# Recorded data:

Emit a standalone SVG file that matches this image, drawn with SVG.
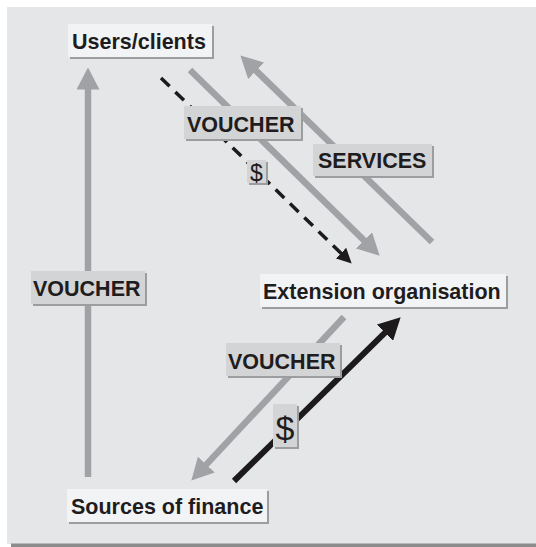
<svg xmlns="http://www.w3.org/2000/svg" width="536" height="547" viewBox="0 0 536 547">
<defs>
<style>
.node{fill:#f2f3f5}
.lab{fill:#d3d4d6}
.sh{fill:#9c9d9f}
.t{font-family:"Liberation Sans",Arial,sans-serif;font-weight:bold;font-size:21.5px;fill:#1f1c1d}
.d{font-family:"Liberation Sans",Arial,sans-serif;font-weight:normal;fill:#1f1c1d}
.g{stroke:#a1a2a5;stroke-width:6.5;fill:none}
.k{stroke:#1c1a1b;fill:none}
</style>
<marker id="hg" markerUnits="userSpaceOnUse" viewBox="0 0 22 23" markerWidth="22" markerHeight="23" refX="0.5" refY="11.5" orient="auto"><path d="M0,0 L22,11.5 L0,23 Z" fill="#a1a2a5"/></marker>
<marker id="hk" markerUnits="userSpaceOnUse" viewBox="0 0 22 23" markerWidth="22" markerHeight="23" refX="0.5" refY="11.5" orient="auto"><path d="M0,0 L22,11.5 L0,23 Z" fill="#1c1a1b"/></marker>
<marker id="hks" markerUnits="userSpaceOnUse" viewBox="0 0 15 15" markerWidth="15" markerHeight="15" refX="0.5" refY="7.5" orient="auto"><path d="M0,0 L15,7.5 L0,15 Z" fill="#1c1a1b"/></marker>
</defs>
<rect x="0" y="0" width="536" height="547" fill="#ffffff"/>
<rect x="7" y="7" width="529" height="537" fill="#e5e6e8"/>
<rect x="11" y="543.5" width="525" height="3.5" fill="#8c8c8d"/>

<g id="connectors">
<path class="g" d="M88,477 L88,89" marker-end="url(#hg)"/>
<path class="g" d="M190,70 L364.3,240.6" marker-end="url(#hg)"/>
<path class="g" d="M432,242 L255.8,70.4" marker-end="url(#hg)"/>
<path class="k" d="M161,78 L341.3,253.5" stroke-width="3.5" stroke-dasharray="12,8" marker-end="url(#hks)"/>
<path class="g" d="M344,317 L206,464.9" marker-end="url(#hg)"/>
<path class="k" d="M234,481 L385.3,332.4" stroke-width="6" marker-end="url(#hk)"/>
</g>

<g id="labels">
<g id="label-voucher-left">
<rect class="sh" x="33" y="273" width="114" height="33"/>
<rect class="lab" x="31" y="271" width="114" height="33"/>
<text class="t" x="33" y="296">VOUCHER</text>
</g>
<g id="label-voucher-top">
<rect class="sh" x="186" y="108" width="117" height="33"/>
<rect class="lab" x="184" y="106" width="117" height="33"/>
<text class="t" x="187" y="131.5">VOUCHER</text>
</g>
<g id="label-services">
<rect class="sh" x="315" y="146" width="119" height="32"/>
<rect class="lab" x="313" y="144" width="119" height="32"/>
<text class="t" x="318" y="168">SERVICES</text>
</g>
<g id="label-dollar-small">
<rect class="sh" x="249" y="162" width="19" height="23"/>
<rect class="lab" x="247" y="160" width="19" height="23"/>
<text class="d" x="250" y="181" font-size="23">$</text>
</g>
<g id="label-voucher-bottom">
<rect class="sh" x="228" y="345" width="114" height="33"/>
<rect class="lab" x="226" y="343" width="114" height="33"/>
<text class="t" x="228" y="368.5">VOUCHER</text>
</g>
<g id="label-dollar-big">
<rect class="sh" x="275" y="406" width="24" height="43"/>
<rect class="lab" x="273" y="404" width="24" height="43"/>
<text class="d" x="275.5" y="440" font-size="34">$</text>
</g>
</g>

<g id="node-users">
<rect class="sh" x="70" y="26" width="144" height="33"/>
<rect class="node" x="68" y="24" width="144" height="33"/>
<text class="t" x="72" y="49">Users/clients</text>
</g>
<g id="node-extension">
<rect class="sh" x="262" y="276" width="246" height="33"/>
<rect class="node" x="260" y="274" width="246" height="33"/>
<text class="t" x="263" y="299">Extension organisation</text>
</g>
<g id="node-sources">
<rect class="sh" x="69" y="491" width="200" height="33"/>
<rect class="node" x="67" y="489" width="200" height="33"/>
<text class="t" x="71" y="514">Sources of finance</text>
</g>
</svg>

# Exercise directions:
Copy the listing in full and without alteration, omitting every picture.

# Final answer:
Emit a standalone SVG file that matches this image, drawn with SVG.
<svg xmlns="http://www.w3.org/2000/svg" width="536" height="547" viewBox="0 0 536 547">
<defs>
<style>
.node{fill:#f2f3f5}
.lab{fill:#d3d4d6}
.sh{fill:#9c9d9f}
.t{font-family:"Liberation Sans",Arial,sans-serif;font-weight:bold;font-size:21.5px;fill:#1f1c1d}
.d{font-family:"Liberation Sans",Arial,sans-serif;font-weight:normal;fill:#1f1c1d}
.g{stroke:#a1a2a5;stroke-width:6.5;fill:none}
.k{stroke:#1c1a1b;fill:none}
</style>
<marker id="hg" markerUnits="userSpaceOnUse" viewBox="0 0 22 23" markerWidth="22" markerHeight="23" refX="0.5" refY="11.5" orient="auto"><path d="M0,0 L22,11.5 L0,23 Z" fill="#a1a2a5"/></marker>
<marker id="hk" markerUnits="userSpaceOnUse" viewBox="0 0 22 23" markerWidth="22" markerHeight="23" refX="0.5" refY="11.5" orient="auto"><path d="M0,0 L22,11.5 L0,23 Z" fill="#1c1a1b"/></marker>
<marker id="hks" markerUnits="userSpaceOnUse" viewBox="0 0 15 15" markerWidth="15" markerHeight="15" refX="0.5" refY="7.5" orient="auto"><path d="M0,0 L15,7.5 L0,15 Z" fill="#1c1a1b"/></marker>
</defs>
<rect x="0" y="0" width="536" height="547" fill="#ffffff"/>
<rect x="7" y="7" width="529" height="537" fill="#e5e6e8"/>
<rect x="11" y="543.5" width="525" height="3.5" fill="#8c8c8d"/>

<g id="connectors">
<path class="g" d="M88,477 L88,89" marker-end="url(#hg)"/>
<path class="g" d="M190,70 L364.3,240.6" marker-end="url(#hg)"/>
<path class="g" d="M432,242 L255.8,70.4" marker-end="url(#hg)"/>
<path class="k" d="M161,78 L341.3,253.5" stroke-width="3.5" stroke-dasharray="12,8" marker-end="url(#hks)"/>
<path class="g" d="M344,317 L206,464.9" marker-end="url(#hg)"/>
<path class="k" d="M234,481 L385.3,332.4" stroke-width="6" marker-end="url(#hk)"/>
</g>

<g id="labels">
<g id="label-voucher-left">
<rect class="sh" x="33" y="273" width="114" height="33"/>
<rect class="lab" x="31" y="271" width="114" height="33"/>
<text class="t" x="33" y="296">VOUCHER</text>
</g>
<g id="label-voucher-top">
<rect class="sh" x="186" y="108" width="117" height="33"/>
<rect class="lab" x="184" y="106" width="117" height="33"/>
<text class="t" x="187" y="131.5">VOUCHER</text>
</g>
<g id="label-services">
<rect class="sh" x="315" y="146" width="119" height="32"/>
<rect class="lab" x="313" y="144" width="119" height="32"/>
<text class="t" x="318" y="168">SERVICES</text>
</g>
<g id="label-dollar-small">
<rect class="sh" x="249" y="162" width="19" height="23"/>
<rect class="lab" x="247" y="160" width="19" height="23"/>
<text class="d" x="250" y="181" font-size="23">$</text>
</g>
<g id="label-voucher-bottom">
<rect class="sh" x="228" y="345" width="114" height="33"/>
<rect class="lab" x="226" y="343" width="114" height="33"/>
<text class="t" x="228" y="368.5">VOUCHER</text>
</g>
<g id="label-dollar-big">
<rect class="sh" x="275" y="406" width="24" height="43"/>
<rect class="lab" x="273" y="404" width="24" height="43"/>
<text class="d" x="275.5" y="440" font-size="34">$</text>
</g>
</g>

<g id="node-users">
<rect class="sh" x="70" y="26" width="144" height="33"/>
<rect class="node" x="68" y="24" width="144" height="33"/>
<text class="t" x="72" y="49">Users/clients</text>
</g>
<g id="node-extension">
<rect class="sh" x="262" y="276" width="246" height="33"/>
<rect class="node" x="260" y="274" width="246" height="33"/>
<text class="t" x="263" y="299">Extension organisation</text>
</g>
<g id="node-sources">
<rect class="sh" x="69" y="491" width="200" height="33"/>
<rect class="node" x="67" y="489" width="200" height="33"/>
<text class="t" x="71" y="514">Sources of finance</text>
</g>
</svg>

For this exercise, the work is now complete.